Calmly, we gave him a few minutes to finish.  But honestly, a few minutes was all that we COULD give him, because we couldn't breathe!  Around this time, the baby starts to fuss, so my husband declares that he will bravely tackle this diaper while I nurse the baby... but instead of taking my little man to the bathroom, he decides to do everyone else in the restaurant a favor and take qdboy outside to the car for the change of death.

So, my hubby grabs our baby boy's hand, grabs the diaper bag, and proceeds to walk towards the door.  But, as he is walking beside a beautiful couple's table, the unthinkable happens.  I see something fall out of my son's shorts onto the floor.  My husband, being unaware of this, continues happily past the hostess and out to the car.

I, on the other hand, start looking at the floor.  Oh no.  Oh no.  It can't be.  IT CAN'T BE!

But, unfortunately, it was.  A large piece of poop had fallen out of my son's disposable diaper onto the carpeted walkway right in front of an occupied table in a restaurant.  There it was.  Poop.  On the floor.  In the restaurant.  By these people who are trying to eat. 

And now I ask you, WHAT THE HECK DO YOU DO?!?!?

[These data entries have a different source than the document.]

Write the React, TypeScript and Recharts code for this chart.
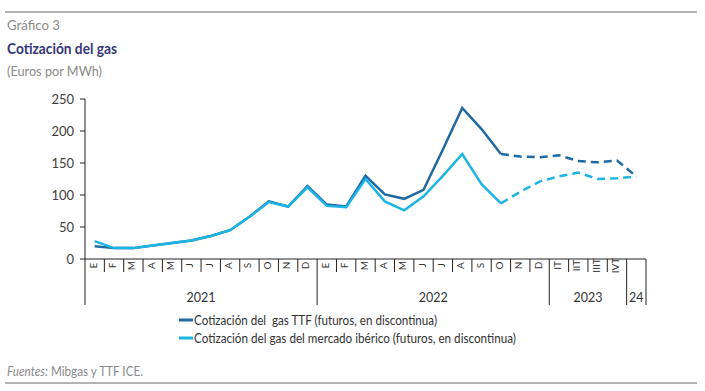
import React from "react";
import { LineChart, Line, XAxis, YAxis } from "recharts";

// Periods shown on the x axis (months 2021-2022, quarters 2023, 2024)
const months = ["E", "F", "M", "A", "M", "J", "J", "A", "S", "O", "N", "D"];
const quarters = ["IT", "IIT", "IIIT", "IVT"];
const periodLabels = [...months, ...months, ...quarters, ""];
const yearGroups = [
  { label: "2021", count: 12 },
  { label: "2022", count: 12 },
  { label: "2023", count: 4 },
  { label: "24", count: 1 },
];

// Euros por MWh, observed up to Oct 2022, futures from Oct 2022 on
const ttfSpot = [20, 17, 17, 21, 25, 29, 36, 45, 66, 90, 82, 114, 85, 82, 130, 101, 94, 108, 171, 236, 203, 164];
const ttfFutures = [164, 160, 159, 162, 153, 151, 154, 129];
const iberSpot = [28, 17, 17, 21, 25, 29, 36, 45, 66, 89, 82, 112, 83, 81, 125, 90, 76, 98, 130, 164, 117, 87];
const iberFutures = [87, 105, 121, 129, 135, 125, 126, 129];

const yTicks = [0, 50, 100, 150, 200, 250];

const futStart = ttfSpot.length - 1;
const data = periodLabels.map((label, i) => ({
  key: `p${i}`,
  label,
  ttf: i < ttfSpot.length ? ttfSpot[i] : null,
  ttfF: i >= futStart ? ttfFutures[i - futStart] : null,
  iber: i < iberSpot.length ? iberSpot[i] : null,
  iberF: i >= futStart ? iberFutures[i - futStart] : null,
}));

const W = 705;
const H = 391;
const MARGIN = { top: 99, right: 59, bottom: 86, left: 40 };
const Y_W = 45;
const X_H = 46;
const PLOT_L = MARGIN.left + Y_W;
const PLOT_R = W - MARGIN.right;
const AXIS_Y = H - MARGIN.bottom - X_H;
const BAND = (PLOT_R - PLOT_L) / periodLabels.length;

const DARK = "#1f6aa2";
const LIGHT = "#1cb5e3";
const FONT = "Lato, 'Open Sans', sans-serif";

const groupStart: Record<number, { label: string; count: number }> = {};
let acc = 0;
yearGroups.forEach((g) => {
  groupStart[acc] = g;
  acc += g.count;
});

function PeriodTick(props: any) {
  const { x, payload, index } = props;
  const i = payload?.index ?? index;
  const half = payload?.offset ? payload.offset : BAND / 2;
  const left = x - half;
  const g = groupStart[i];
  const last = i === periodLabels.length - 1;
  return (
    <g>
      <line x1={left} x2={left} y1={AXIS_Y} y2={g ? AXIS_Y + X_H : AXIS_Y + 13} stroke="#222" strokeWidth={1} />
      {last && <line x1={x + half} x2={x + half} y1={AXIS_Y} y2={AXIS_Y + X_H} stroke="#222" strokeWidth={1} />}
      <text
        transform={`translate(${x + 2},${AXIS_Y + 6.5}) rotate(-90)`}
        textAnchor="middle"
        fontSize={10}
        fontFamily={FONT}
        fill="#333"
      >
        {periodLabels[i]}
      </text>
      {g && (
        <text x={left + g.count * half} y={AXIS_Y + 43} textAnchor="middle" fontSize={12.5} fontFamily={FONT} fill="#333">
          {g.label}
        </text>
      )}
    </g>
  );
}

function Overlay() {
  return (
    <svg width={W} height={H} style={{ position: "absolute", left: 0, top: 0, pointerEvents: "none" }}>
      <line x1={5} x2={697} y1={12} y2={12} stroke="#9a9a9a" strokeWidth={1.5} />
      <text x={7} y={30} fontSize={14} fontFamily={FONT} fill="#8a8a8a" textLength={53} lengthAdjust="spacingAndGlyphs">
        Gráfico 3
      </text>
      <text x={7} y={53.5} fontSize={16} fontWeight="bold" fontFamily={FONT} fill="#34377a" textLength={110} lengthAdjust="spacingAndGlyphs">
        Cotización del gas
      </text>
      <text x={7} y={76} fontSize={13} fontFamily={FONT} fill="#8a8a8a" textLength={95} lengthAdjust="spacingAndGlyphs">
        (Euros por MWh)
      </text>

      <line x1={179} x2={193} y1={320} y2={320} stroke={DARK} strokeWidth={3} />
      <text x={194} y={324.5} fontSize={12.5} fontFamily={FONT} fill="#333" textLength={243} lengthAdjust="spacingAndGlyphs" style={{ whiteSpace: "pre" }}>
        Cotización del  gas TTF (futuros, en discontinua)
      </text>
      <line x1={179} x2={193} y1={338} y2={338} stroke={LIGHT} strokeWidth={3} />
      <text x={194} y={342.5} fontSize={12.5} fontFamily={FONT} fill="#333" textLength={322} lengthAdjust="spacingAndGlyphs">
        Cotización del gas del mercado ibérico (futuros, en discontinua)
      </text>

      <text x={7} y={376} fontSize={12.5} fontFamily={FONT} fill="#8a8a8a" textLength={136} lengthAdjust="spacingAndGlyphs">
        <tspan fontStyle="italic">Fuentes:</tspan> Mibgas y TTF ICE.
      </text>
      <line x1={5} x2={697} y1={383} y2={383} stroke="#9a9a9a" strokeWidth={1.5} />
    </svg>
  );
}

export default function App() {
  return (
    <div style={{ position: "absolute", left: 0, top: 0, width: W, height: H, background: "#fff" }}>
      <LineChart width={W} height={H} data={data} margin={MARGIN}>
        <XAxis
          dataKey="key"
          scale="band"
          height={X_H}
          tickLine={false}
          axisLine={{ stroke: "#222" }}
          interval={0}
          tick={<PeriodTick />}
        />
        <YAxis
          width={Y_W}
          domain={[0, 250]}
          ticks={yTicks}
          tickSize={5}
          tickMargin={6}
          axisLine={{ stroke: "#222" }}
          tickLine={{ stroke: "#222" }}
          tick={{ fontSize: 13, fill: "#404040", fontFamily: FONT }}
        />
        <Line dataKey="ttf" stroke={DARK} strokeWidth={2.5} dot={false} isAnimationActive={false} />
        <Line dataKey="iber" stroke={LIGHT} strokeWidth={2.5} dot={false} isAnimationActive={false} />
        <Line dataKey="ttfF" stroke={DARK} strokeWidth={2.5} strokeDasharray="8 5" dot={false} isAnimationActive={false} />
        <Line dataKey="iberF" stroke={LIGHT} strokeWidth={2.5} strokeDasharray="8 5" dot={false} isAnimationActive={false} />
      </LineChart>
      <Overlay />
    </div>
  );
}
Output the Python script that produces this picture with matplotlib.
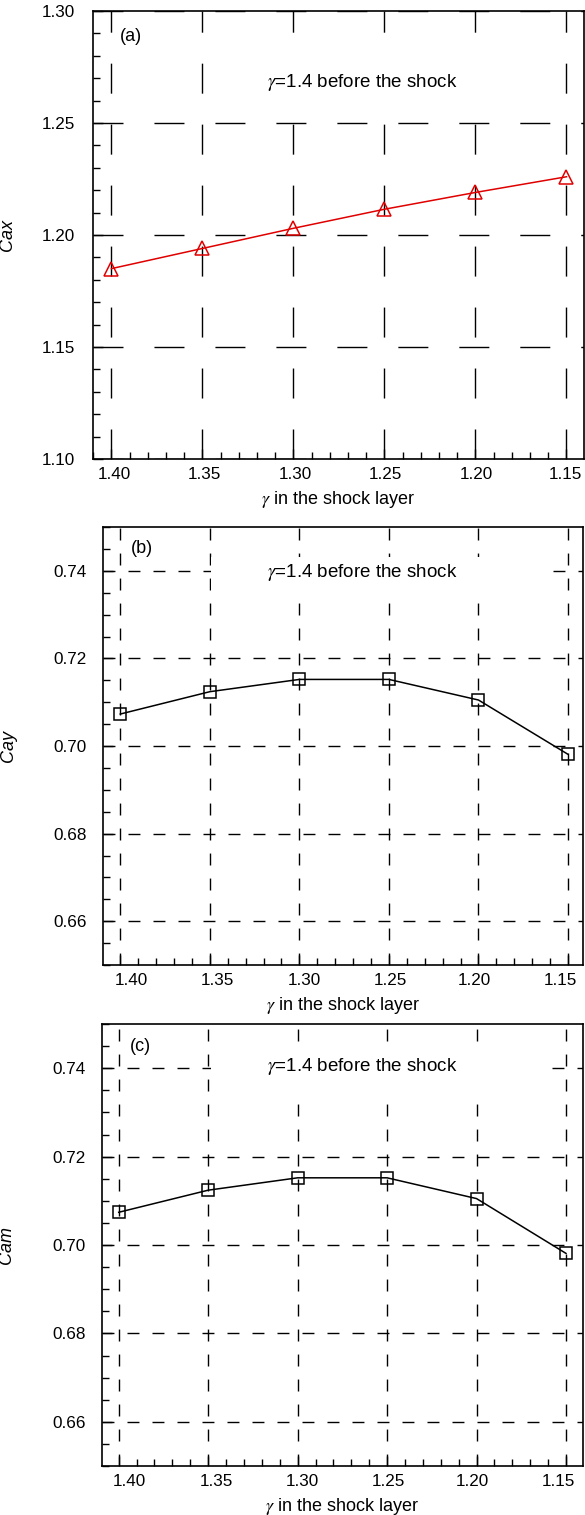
import matplotlib
matplotlib.use("Agg")
import matplotlib.pyplot as plt
from matplotlib.patches import Rectangle
from matplotlib.transforms import ScaledTranslation
from matplotlib.ticker import MultipleLocator, FixedLocator

plt.rcParams['font.family'] = ['Liberation Sans', 'DejaVu Sans']
plt.rcParams['mathtext.fontset'] = 'stix'
plt.rcParams['lines.scale_dashes'] = False

# ---- data ----
gamma_layer = [1.40, 1.35, 1.30, 1.25, 1.20, 1.15]
cax = [1.185, 1.194, 1.203, 1.2115, 1.219, 1.226]
cay = [0.7073, 0.7124, 0.7152, 0.7152, 0.7105, 0.6981]
cam = [0.7074, 0.7124, 0.7152, 0.7152, 0.7105, 0.6981]
xtick_labels = ['1.40', '1.35', '1.30', '1.25', '1.20', '1.15']
yticks_a = [1.10, 1.15, 1.20, 1.25, 1.30]
yticks_bc = [0.66, 0.68, 0.70, 0.72, 0.74]
ylabels = ['Cax', 'Cay', 'Cam']
panel_tags = ['(a)', '(b)', '(c)']
note = r'$\gamma$=1.4 before the shock'
xlabel = r'$\gamma$ in the shock layer'

W, H = 585, 1515
fig = plt.figure(figsize=(W / 100, H / 100), dpi=100)

def fr(left, top, right, bottom):
    return [left / W, 1 - bottom / H, (right - left) / W, (bottom - top) / H]

# layout (pixels)
specs = [
    dict(rect=fr(93, 11, 584, 459), xlim=(1.41016, 1.14038), ylim=(1.10, 1.30),
         yticks=yticks_a, yminor=0.01, y=cax, color='#e00000',
         marker='^', ms=10, dash=(21.6, 22.3), box=(0.2485, 0.8013, 0.6924, 0.0893),
         note_xy=(0.548, 0.8415), tag_xy=(0.0774, 0.942), ylab_x=-0.157,
         ypad=13, xoffs=[3, 2, 2, 1, 1, -1]),
    dict(rect=fr(103, 527, 583, 965), xlim=(1.40966, 1.14162), ylim=(0.65, 0.75),
         yticks=yticks_bc, yminor=0.005, y=cay, color='black',
         marker='s', ms=9, dash=(8.6, 9.4), box=(0.225, 0.8493, 0.7104, 0.0822),
         note_xy=(0.5396, 0.895), tag_xy=(0.0806, 0.952), ylab_x=-0.18,
         ypad=11.5, xoffs=[11, 8, 4.5, 1, -4.5, -8]),
    dict(rect=fr(102, 1024, 583, 1466), xlim=(1.40933, 1.1405), ylim=(0.65, 0.75),
         yticks=yticks_bc, yminor=0.005, y=cam, color='black',
         marker='s', ms=9, dash=(8.6, 9.4), box=(0.2266, 0.8439, 0.709, 0.095),
         note_xy=(0.5405, 0.9038), tag_xy=(0.079, 0.950), ylab_x=-0.18,
         ypad=11.5, xoffs=[11, 8, 4.5, 1, -4.5, -8]),
]

for i, s in enumerate(specs):
    ax = fig.add_axes(s['rect'])
    ax.set_xlim(*s['xlim'])
    ax.set_ylim(*s['ylim'])
    ax.set_axisbelow(True)

    ax.xaxis.set_major_locator(FixedLocator(gamma_layer))
    ax.set_xticklabels(xtick_labels)
    ax.xaxis.set_minor_locator(MultipleLocator(0.01))
    ax.set_yticks(s['yticks'])
    ax.set_yticklabels(['{:.2f}'.format(v) for v in s['yticks']])
    ax.yaxis.set_minor_locator(MultipleLocator(s['yminor']))

    ax.tick_params(axis='both', which='both', direction='in', top=False, right=False,
                   labelsize=12.3, colors='black')
    ax.tick_params(axis='both', which='major', length=7, width=1.0)
    ax.tick_params(axis='both', which='minor', length=5, width=1.0)
    ax.tick_params(axis='y', which='major', pad=s['ypad'])
    ax.tick_params(axis='x', which='major', pad=5.5)

    for sp in ax.spines.values():
        sp.set_linewidth(1.2)
        sp.set_color('black')

    ax.grid(True, which='major', color='black', linewidth=1.0,
            linestyle=(0, s['dash']))

    # white box behind annotation
    bx, by, bw, bh = s['box']
    ax.add_patch(Rectangle((bx, by), bw, bh, transform=ax.transAxes,
                           facecolor='white', edgecolor='none', zorder=1.5))
    ax.text(s['note_xy'][0], s['note_xy'][1], note, transform=ax.transAxes,
            ha='center', va='center', fontsize=13.5, zorder=4)
    ax.text(s['tag_xy'][0], s['tag_xy'][1], panel_tags[i], transform=ax.transAxes,
            ha='center', va='center', fontsize=13, zorder=4)

    ax.plot(gamma_layer, s['y'], color=s['color'], linewidth=1.1,
            marker=s['marker'], markersize=s['ms'], markerfacecolor='none',
            markeredgecolor=s['color'], markeredgewidth=1.1, zorder=3,
            clip_on=False)

    ax.set_xlabel(xlabel, fontsize=13, labelpad=5)
    ax.set_ylabel(ylabels[i], fontsize=13, fontstyle='italic')
    ax.yaxis.set_label_coords(s['ylab_x'], 0.5)

    for tick, dx in zip(ax.xaxis.get_major_ticks(), s['xoffs']):
        lab = tick.label1
        lab.set_transform(lab.get_transform() +
                          ScaledTranslation(dx / 100, 0, fig.dpi_scale_trans))

fig.savefig('out.png', dpi=100)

So I did what anyone else would do.  I just sat there for the longest time.  I looked around.  And around again.  When I did, I realized I wasn't the only one looking around.  The poor, sixteen year old hostess was also looking around with a terrified look on her face... after all, what was SHE supposed to do?  "Welcome to Ruby Tuesday's!  Please ignore the poop on the floor."?!?!?

And here I am, with a baby attached to <ahem> me, with everyone looking around anxiously pondering what the next plan of action is.  After all... I don't think there's a handbook for this stuff.

Well, I knew I couldn't leave it there.  So, I swallowed my pride, and as I was holding my small baby girl in one arm, I knelt down with baby wipes in front of this poor couple's table and cleaned up poop!  I wish I could say that I just grabbed it in one swipe with the baby wipe and walked off, but unfortunately, that was NOT the case.  I had to go back to my table for more wipes to scrub.  Can you imagine it?  A lady holding a small baby and scrubbing poop off the floor with baby wipes in front of strangers?  It was mortifying.

I never looked up.

I'm not sure whether to be angry or grateful that no one said a word.  But you could have heard a pin drop.  What awkward silence.

I left cash on the table (a big tip) and ran out the door... with a baby in one hand and poop in the other.  Thank the Lord for outdoor trashcans!  Except, it wasn't really a "proper" trashcan for undigested disaster... it was one of those tiny trashcans under an ashtray, right by the front door.  Sorry Ruby Tuesdays people, I know customers will be smelling poop as they walk in your restaurant, but I feel it's a step up from smelling it IN your restaurant.

Oh, but that's not the end of the story.  When I got outside, I found my husband had forgotten the wipes INSIDE (which is why I was able to use them, thank the Lord).  So, the entire time, he had been attempting to clean this disastrous blowout with KLEENEX! Yep!!!  You heard me!  KLEENEX!!  That stuff don't wipe, ya'll.

After a while, he had put the soiled diaper BACK on my son and was about to head back into the restaurant to get the wipes, when I came out with wipes, baby, and mortification written on my face!!!!!!

It was a disaster.  But, after a while, we got the boy poop free and ready to leave.  We left the diaper in the outside trash, since there was NO way I was going back in the restaurant, and left that city for good.

Not long after, this girl went to cloth diapers.

And to the couple in Missouri that were sitting at that table:  I'm sorry.  Like, REALLY sorry.  We totally owe you dinner.